Jokes

Yeah it's all good :cool:
 
Heehee a woman's poem:

He didn't like the casserole
And he didn't like my cake.
He said my biscuits were too hard...
Not like his mother used to make.

I didn't perk the coffee right
He didn't like the stew,
I didn't mend his socks
The way his mother used to do.

I pondered for an answer
I was looking for a clue.
Then I turned around and smacked the s*** out of him...
Like his mother used to do
 
What do you call a dog with daisies on it's head?
A cauliflower.

... =)) x_x
 
Omg how did I never know this existed?! I love puns!!
 
The past, the present, and the future walked into a bar.
It was tense.
 
A man just assaulted me with milk, cream and butter. How dairy.
 
Oh I see how it is, when everyone else makes jokes, it's all like hahaha so funny, but when I make some excellently chaotic puns and pun based jokes its all like Emzies no.

:glare:

:r

What do you call a penguin in the desert?
Lost!
 
Emzies no.
 
hahaha so funny!
 
OMG these are amazing! Haha... I'm pretty sure I've got nothing though D:

 
Omg I just heard the worst joke.

Two antennas met on a roof, fell in love and got married. The Ceremony wasn't much, but the reception was excellent.
 
x_x
I can't deal with that one xD :lol: =))

 
Willow Jaye Hydran said:
Omg I just heard the worst joke.

Two antennas met on a roof, fell in love and got married.
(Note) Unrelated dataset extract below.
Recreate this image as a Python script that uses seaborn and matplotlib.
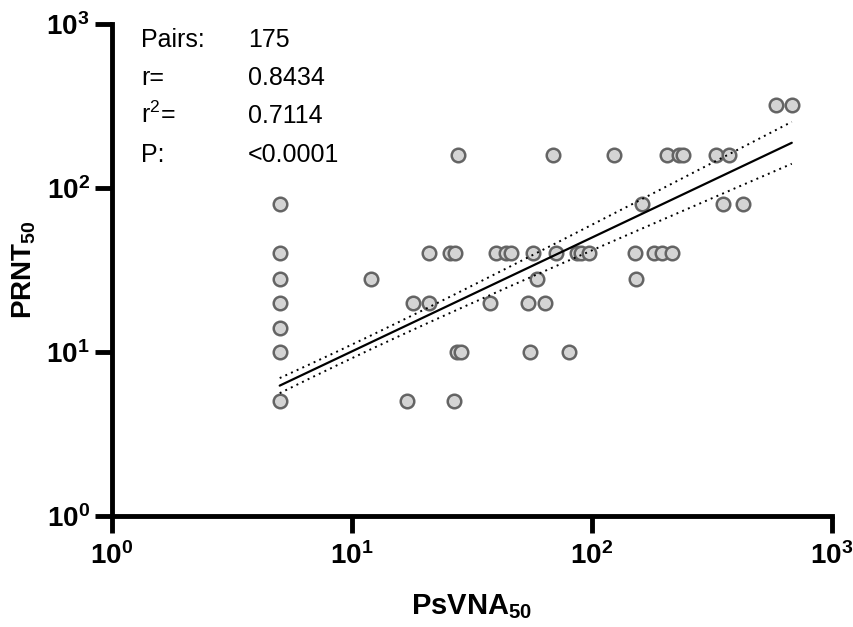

The Ceremony wasn't much, but the reception was excellent.
this is amazing! This is the best joke ever not the worst!
 
What kind of socks does a bear wear?



He doesn't wear socks...he has bear feet! :lol: :trolol: x_x
 
My ex-wife still misses me. But her aim is steadily improving.
 
Why don’t skeletons fight each other?




























They don’t have the guts.
 
My four year old nephew doesn't know the Spanish for please....






That's poor for four.
 
I was going to sail around the globe in the world’s smallest ship, but I bottled it.


- That won joke of the year at the Edinburgh Fringe this year.